The show, due to be held at UEA on the 3rd December 1976, was billed as ‘A Punk-Rock Evening.’ Tickets cost £1.25 in advance and £1.50 on the door. Yet it was cancelled two days after John Lydon appeared on Today, a live London regional TV show, where he repeatedly swore.
Then Vice-Chancellor, Dr Frank Thistlethwaite, banned it “on the grounds of protecting the safety and security of persons and property.” The university ended up paying the band not to appear. 50 students protested inside UEA’s administrative block, calling the gig’s cancellation “a direct attack” on the ability of the student union to make autonomous decisions. In a letter to Mr Lydon, Vice-Chancellor, David Richardson, wrote, “Sadly I never got to see the Sex Pistols play Newcastle City Hall on the same tour, as that gig was also cancelled, but I did go on to see many of the punk bands such as the Buzzcocks, The Clash and The Damned. This would, I’m sure, come as something of a surprise to today’s UEA students.”
Professor Richardson, a big punk rock fan himself, also took a term away from university to follow The Clash on one of their tours.
Richardson continued, “By way of marking the upcoming 40th anniversary of the world of the Sex Pistols and UEA colliding, and as a way of saying thanks for the hugely creative and positive impact you have had on music. I have enclosed a Norwich City bobble hat (you do mention in [your autobiography] that it was a favourite of yours) and your own UEA library card.
“Unlike in 1976 you are very welcome to visit UEA and to use our university library. If you are ever passing through Norwich again with Public Image Limited, I’d be delighted to show you around.
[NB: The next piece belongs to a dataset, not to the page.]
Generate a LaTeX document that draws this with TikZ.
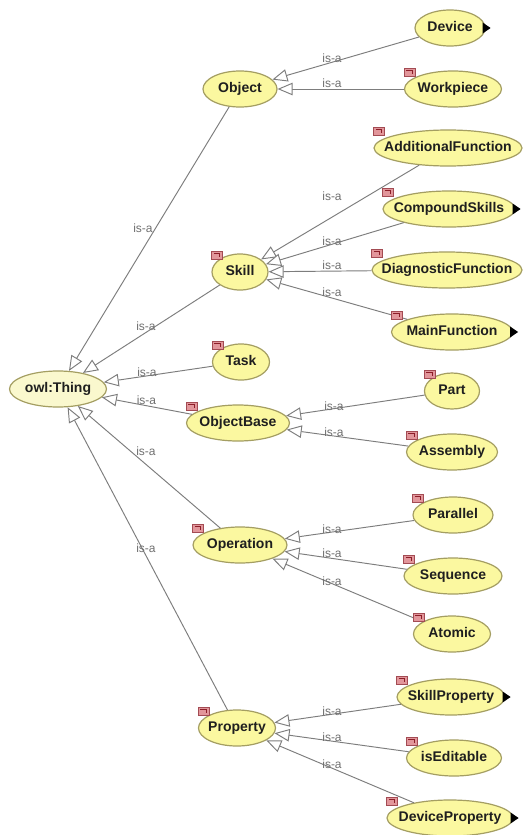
\documentclass[tikz,border=0pt]{standalone}
\usepackage{fontspec}
\setmainfont{Liberation Sans}
\usetikzlibrary{arrows.meta,shapes.geometric,calc}

\definecolor{clsfill}{RGB}{251,248,160}
\definecolor{rootfill}{RGB}{250,248,206}
\definecolor{clsborder}{RGB}{164,158,98}
\definecolor{edgegray}{RGB}{125,125,125}
\definecolor{labelgray}{RGB}{112,112,112}
\definecolor{tagfill}{RGB}{226,150,155}
\definecolor{tagdark}{RGB}{140,30,40}

\tikzset{
  cls/.style={ellipse, draw=clsborder, fill=clsfill, line width=1.2pt,
    inner sep=0pt, minimum height=36},
  clstext/.style={font=\bfseries\fontsize{14}{14}\selectfont, text=black!88,
    inner sep=0pt, text height=10pt, text depth=3pt},
  isaedge/.style={draw=edgegray, line width=0.95pt,
    -{Triangle[fill=white, length=15pt, width=12.5pt]}},
  isalabel/.style={font=\fontsize{12}{12}\selectfont, text=labelgray, inner sep=0pt},
  tagbox/.style={fill=tagfill, draw=tagdark!80, line width=0.5pt},
  tagmark/.style={draw=tagdark, line width=1pt},
}

% subclass edge from #1 to its parent #2, with the is-a label centred at #3
\newcommand\isa[3]{%
  \draw[isaedge] (#1) -- (#2);
  \node[isalabel] (#1-isa) at (#3) {is-a};
}
% small red class marker at the upper left of a node
\newcommand\classtag[1]{%
  \coordinate (#1-tl) at ($(#1.west |- #1.north)+(0,-2)$);
  \draw[tagbox] (#1-tl) rectangle ++(11,8);
  \draw[tagmark] ($(#1-tl)+(2.5,2.5)$) -- ++(6,0) -- ++(0,3);
}
% black expander triangle on the right of a node
\newcommand\moremark[1]{%
  \fill[black] ($(#1.east)+(-3,-5.5)$) -- ++(8,5.5) -- ++(-8,5.5) -- cycle;
}

\begin{document}
\begin{tikzpicture}[x=1pt, y=-1pt]
\useasboundingbox[fill=white] (0,0) rectangle (523,835);

% root
\node[cls, fill=rootfill, minimum width=97, label={[clstext]center:owl:Thing}] (thing) at (58,389) {};

% first level
\node[cls, minimum width=74,  label={[clstext]center:Object}]     (object)     at (240,89)  {};
\node[cls, minimum width=56,  label={[clstext]center:Skill}]      (skill)      at (240,272) {};
\node[cls, minimum width=57,  label={[clstext]center:Task}]       (task)       at (241,362) {};
\node[cls, minimum width=103, label={[clstext]center:ObjectBase}] (objectbase) at (238,423) {};
\node[cls, minimum width=94,  label={[clstext]center:Operation}]  (operation)  at (240,545) {};
\node[cls, minimum width=77,  label={[clstext]center:Property}]   (property)   at (237,728) {};

% second level
\node[cls, minimum width=70,  label={[clstext]center:Device}]             (device)     at (450,28)  {};
\node[cls, minimum width=97,  label={[clstext]center:Workpiece}]          (workpiece)  at (453,89)  {};
\node[cls, minimum width=148, label={[clstext]center:AdditionalFunction}] (addfunc)    at (448,148) {};
\node[cls, minimum width=132, label={[clstext]center:CompoundSkills}]     (compound)   at (449,209) {};
\node[cls, minimum width=150, label={[clstext]center:DiagnosticFunction}] (diagfunc)   at (447,270) {};
\node[cls, minimum width=121, label={[clstext]center:MainFunction}]       (mainfunc)   at (452,332) {};
\node[cls, minimum width=55,  label={[clstext]center:Part}]               (part)       at (452,391) {};
\node[cls, minimum width=91,  label={[clstext]center:Assembly}]           (assembly)   at (452,452) {};
\node[cls, minimum width=80,  label={[clstext]center:Parallel}]           (parallel)   at (453,515) {};
\node[cls, minimum width=98,  label={[clstext]center:Sequence}]           (sequence)   at (453,576) {};
\node[cls, minimum width=77,  label={[clstext]center:Atomic}]             (atomic)     at (452,634) {};
\node[cls, minimum width=108, label={[clstext]center:SkillProperty}]      (skillprop)  at (451,697) {};
\node[cls, minimum width=95,  label={[clstext]center:isEditable}]         (iseditable) at (454,758) {};
\node[cls, minimum width=126, label={[clstext]center:DeviceProperty}]     (deviceprop) at (450,818) {};

% subclass relations into the root
\isa{object}{thing}{143,228}
\isa{skill}{thing}{146,326}
\isa{task}{thing}{147,372}
\isa{objectbase}{thing}{146.5,400.5}
\isa{operation}{thing}{146,451.5}
\isa{property}{thing}{146,548}

% subclass relations into the first level
\isa{device}{object}{332,58.5}
\isa{workpiece}{object}{332,83.5}
\isa{addfunc}{skill}{332,196}
\isa{compound}{skill}{332,241.5}
\isa{diagfunc}{skill}{332,265}
\isa{mainfunc}{skill}{332,292.5}
\isa{part}{objectbase}{334,406}
\isa{assembly}{objectbase}{334,432.5}
\isa{parallel}{operation}{332,529}
\isa{sequence}{operation}{332,553}
\isa{atomic}{operation}{332,581}
\isa{skillprop}{property}{332,711}
\isa{iseditable}{property}{332,737.5}
\isa{deviceprop}{property}{332,764}

% class markers
\foreach \n in {skill,task,objectbase,operation,property,workpiece,addfunc,
  compound,diagfunc,mainfunc,part,assembly,parallel,sequence,atomic,
  skillprop,iseditable,deviceprop}{\classtag{\n}}

% nodes with further subclasses
\foreach \n in {device,compound,mainfunc,skillprop,deviceprop}{\moremark{\n}}
\end{tikzpicture}
\end{document}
UEA remains a place that values teaching and learning and our campus is a place where you would be welcomed.”
In an interview with BBC Radio Norfolk on the 3rd December, Professor Richardson said, “The impact of it was huge and many of the Anarchy in the UK gigs were cancelled. In many ways it helped to create the Sex Pistols.
“It’s arguable that the cancellation of that first gig of that Anarchy in UK tour at UEA has played a major role in punk rock history.
“We were the first gig, and we cancelled and that was significant.”
He added, “The fact that I became Vice Chancellor of the first university that banned the Sex Pistols is really quite an irony.”